Educazione Civica tra teoria e pratica
Il ministro dell’Istruzione Valeria Fedeli ha recentemente parlato della reintroduzione dell’Educazione Civica tra le materie di insegnamento a scuola. C’è da augurarselo ma alzi la mano chi realmente ha svolto in classe quelle due ore al mese introdotte dall’allora ministro della Pubblica Istruzione Aldo Moro nel 1958 (e ci si permetta di dire che di Moro sembra si sia dimenticato che era un giurista di altissimo valore), o abbia seguito i corsi di insegnamento che l’hanno sostituita come si apprende da una rapida lettura in internet. Le cronache riferiscono che dall’anno scolastico 2010/2011 si sarebbe passati al nome Cittadinanza e costituzione, che comprende cinque argomenti: educazione ambientale, educazione stradale, educazione sanitaria, educazione alimentare, Costituzione italiana (con due ore mensili affidate al professore di storia). Chi ha notizia di un effettivo svolgimento di queste lezioni è pregato di darne notizia.
La proposta di inserire perlomeno dalle scuole medie l’insegnamento dei principi di base dell’ordinamento civico, della democrazia e portare a conoscenza dei giovani le conseguenze di condotte sbagliate, può essere non soltanto utile, ma anche un segno importante verso i ragazzi. Le cronache parlano fin troppo di bullismo, cyberbullismo, baby gang, aggressioni anche a docenti e non solo e gli episodi riferiti sono sempre più gravi.
In questo contesto la proposta di dedicare almeno due ore a settimana all’insegnamento delle regole di base della civile convivenza appare una scelta decisamente opportuna. E non ci vorremmo riferire agli aspetti più evidenti quali violenza, omofobia, razzismo, ma anche alle più normali forme di rispetto del convivere civile quali, solo per fare un banale esempio, le scritte sui muri da chi si arroga il diritto di definirsi artista o vuole mandare messaggi quando già dispone di WhatsApp.
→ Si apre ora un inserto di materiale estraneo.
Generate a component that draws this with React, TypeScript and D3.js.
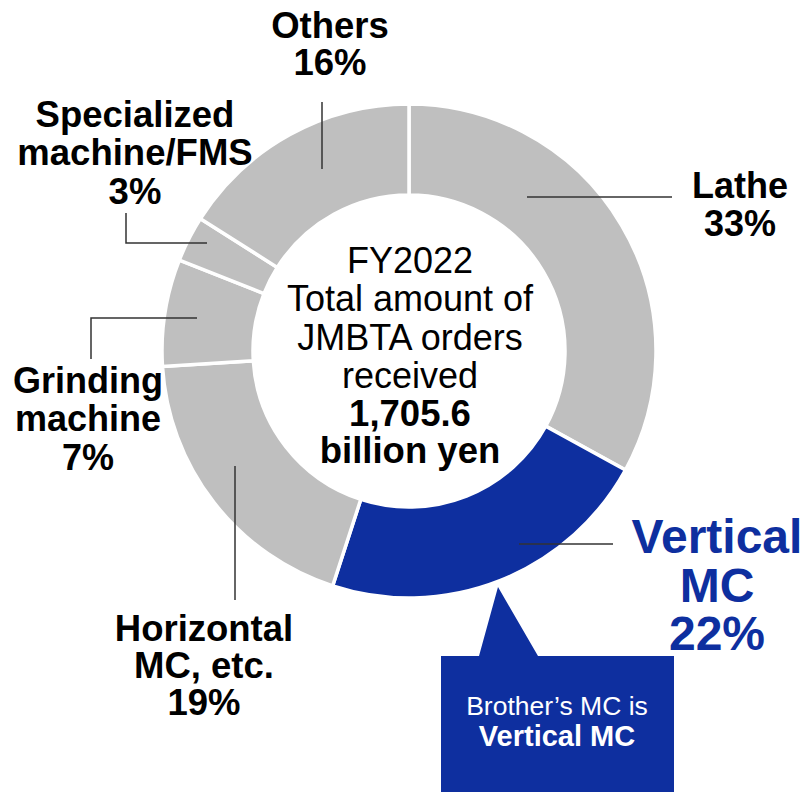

È tuttavia necessario stabilire il concetto di educazione civica, che non deve essere solo l’oggetto di lezioni e discussioni nelle aule. Limitarsi infatti ad una sterile esposizione delle forme di governo, dei rapporti tra Stati o una pedissequa elencazione dei diritti dei cittadini, tralasciando i doveri, è inutile. Sarebbe decisamente meglio focalizzarsi sui comportamenti che ledono la sfera altrui e sulle ripercussioni per gli autori. Ma anche l’educazione ambientale potrebbe rappresentare un passo avanti importante purché non si limiti a un panegirico della natura e non vada a toccare il rispetto dei beni comuni e dell’ambiente cittadino., ovvero sia basata su scelte estreme che portino avanti solo la protezione di animali e ambiente sulla base di scelte ideologiche da imporre agli altri.
Anche nozioni del codice della strada potrebbero avere una loro utilità, ricordando che sono applicabili anche alle biciclette e, forse forzando un po’, a pattini e skateboard.
Ma perché non lanciare una proposta ai limiti del rivoluzionario e prendere esempio dal Giappone dove studenti e docenti sono responsabili della pulizia delle loro aule? Dalle informazioni in rete sembra che sia in uso anche negli Stati Uniti in scuole senza bidelli. Si chiama responsabilizzazione e non sembra una pessima idea chiedere agli studenti di prendersi cura di sé stessi e dello spazio in cui svolgono le loro attività.
Inevitabili le reazioni, e si solleverebbe un polverone di obiezioni: dagli insegnanti che non hanno le pulizie nel contratto di lavoro o il controllo sugli alunni che le dovessero fare; poi i bidelli a cui verrebbero depauperate le mansioni fino a un numero (spero esiguo ma non credo) di genitori i cui figli sono a scuola per imparare e non certo per lavorare. Critiche legittime, ma che dovrebbero essere valutate in un contesto che oggi richiede una maggiore partecipazione e consapevolezza, diversa rispetto al passato.
Anche nell’esperienza di Barbiana, nelle classi di Don Milani erano gli studenti ad occuparsi delle pulizie, quando venne creato il motto, già in inglese, “I care (mi sta a cuore)”, contrapposto ad un “me ne frego” che echeggiava ancora nell’aria.
Nell’augurarsi quindi che la materia torni oggetto di insegnamento reale e concreto, viene voglia di citare Gandhi: “Se, invece di insistere sui diritti, ognuno facesse il proprio dovere, l’ordine regnerebbe tra l’umanità”.